Independent Oil and Gas (IOG) said today that the deadline for completing the purchase of the Thames pipeline had been extended once more.
The closing-date has been extended to allow the deal to go through in March.
The company said on February 1 that the cut-off point had been pushed back to the end of that month.
It has now been given more breathing room.
IOG revealed an agreement to buy the pipeline from Perenco UK, Tullow Oil and Centrica last April.
It forms a vital part of IOG’s plans to develop gas fields in the southern North Sea.
IOG will use the pipeline to export gas from its Blythe and Vulcan Satellite hubs to the Bacton Gas Terminal.
Pigging, or cleaning, of the pipeline started last week with onshore mechanical preparation work at the Bacton Terminal.
Initial pigging and pressure test results are expected by late April or early May.
IOG said the extension would not affect its plans to submit a field development plan for the gas hubs in August.
First gas is planned in the fourth quarter of 2019.
Chief executive Andrew Hockey said: “We are pleased to have commenced the first stage of the Thames Pipeline Intelligent Pigging Programme, which is an essential step in confirming to all stakeholders that our proven and fully-owned reserves of over 300 BCF can be produced safely and efficiently via the Thames Pipeline.

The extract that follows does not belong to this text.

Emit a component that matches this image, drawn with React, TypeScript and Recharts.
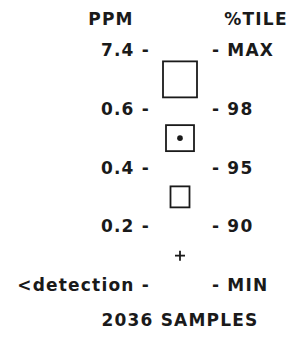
import React from "react";
import { ScatterChart, Scatter, XAxis, YAxis } from "recharts";

// tick labels, top (max) to bottom (min)
const PPM_TICKS = ["7.4", "0.6", "0.4", "0.2", "<detection"];
const PERCENTILE_TICKS = ["MAX", "98", "95", "90", "MIN"];

// one symbol per percentile class, drawn between the ticks
const CLASSES = ["MAX-98", "98-95", "95-90", "90-MIN"];
const SYMBOLS = ["square-large", "square-dot", "square-small", "plus"];
const SAMPLE_COUNT = 2036;

const INK = "#1a1a1a";
const FONT = "'DejaVu Sans', sans-serif";

const points = CLASSES.map((c, i) => ({ x: 0, y: i + 0.5, cls: c, symbol: SYMBOLS[i] }));

function SymbolShape(props: any) {
  const { cx, cy, payload } = props;
  const sw = 1.8;
  if (payload.symbol === "square-large") {
    return <rect x={cx - 17} y={cy - 18} width={34} height={36} fill="none" stroke={INK} strokeWidth={sw} />;
  }
  if (payload.symbol === "square-dot") {
    return (
      <g>
        <rect x={cx - 14} y={cy - 13} width={28} height={26} fill="none" stroke={INK} strokeWidth={sw} />
        <circle cx={cx} cy={cy} r={2.8} fill={INK} />
      </g>
    );
  }
  if (payload.symbol === "square-small") {
    return <rect x={cx - 9.5} y={cy - 10.5} width={19} height={21} fill="none" stroke={INK} strokeWidth={sw} />;
  }
  return (
    <g stroke={INK} strokeWidth={sw}>
      <line x1={cx - 5} y1={cy} x2={cx + 5} y2={cy} />
      <line x1={cx} y1={cy - 5} x2={cx} y2={cy + 5} />
    </g>
  );
}

const textStyle = { fontFamily: FONT, fontSize: 17, fontWeight: 700, fill: INK, letterSpacing: 1.2 };

function LeftTick(props: any) {
  const { y, payload } = props;
  return (
    <text x={150} y={y} dy={6} textAnchor="end" style={textStyle}>
      {PPM_TICKS[payload.value] + " -"}
    </text>
  );
}

function RightTick(props: any) {
  const { y, payload } = props;
  return (
    <text x={212} y={y} dy={6} textAnchor="start" style={textStyle}>
      {"- " + PERCENTILE_TICKS[payload.value]}
    </text>
  );
}

export default function App() {
  const ticks = PPM_TICKS.map((_, i) => i);
  return (
    <div style={{ position: "absolute", left: 0, top: 0, background: "#fff" }}>
      <ScatterChart width={293} height={337} margin={{ top: 50, right: 0, bottom: 0, left: 0 }}>
        <XAxis
          type="number"
          dataKey="x"
          domain={[-1, 1]}
          tick={false}
          axisLine={false}
          tickLine={false}
          height={52}
          label={{
            content: () => (
              <text x={180} y={326} textAnchor="middle" style={textStyle}>
                {SAMPLE_COUNT + " SAMPLES"}
              </text>
            ),
          }}
        />
        <YAxis
          yAxisId="ppm"
          type="number"
          dataKey="y"
          orientation="left"
          reversed
          domain={[0, PPM_TICKS.length - 1]}
          ticks={ticks}
          interval={0}
          width={160}
          axisLine={false}
          tickLine={false}
          tick={<LeftTick />}
          label={{
            content: () => (
              <text x={111} y={25} textAnchor="middle" style={textStyle}>
                PPM
              </text>
            ),
          }}
        />
        <YAxis
          yAxisId="pct"
          type="number"
          dataKey="y"
          orientation="right"
          reversed
          domain={[0, PERCENTILE_TICKS.length - 1]}
          ticks={ticks}
          interval={0}
          width={93}
          axisLine={false}
          tickLine={false}
          tick={<RightTick />}
          label={{
            content: () => (
              <text x={256} y={25} textAnchor="middle" style={textStyle}>
                %TILE
              </text>
            ),
          }}
        />
        <Scatter yAxisId="ppm" data={points} shape={<SymbolShape />} isAnimationActive={false} />
        <Scatter yAxisId="pct" data={points} shape={() => <g />} isAnimationActive={false} />
      </ScatterChart>
    </div>
  );
}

“We are also pleased to advance further towards completing this unique acquisition. The sale and recommissioning of a decommissioned pipeline is unprecedented in the UKCS. This has created regulatory complexities and we are grateful for the support from all of our partners, the sellers and the relevant authorities in helping us achieve a successful completion very soon. Owning high-capacity export infrastructure will be a major strategic advantage in further developing our UK Southern North Sea portfolio.”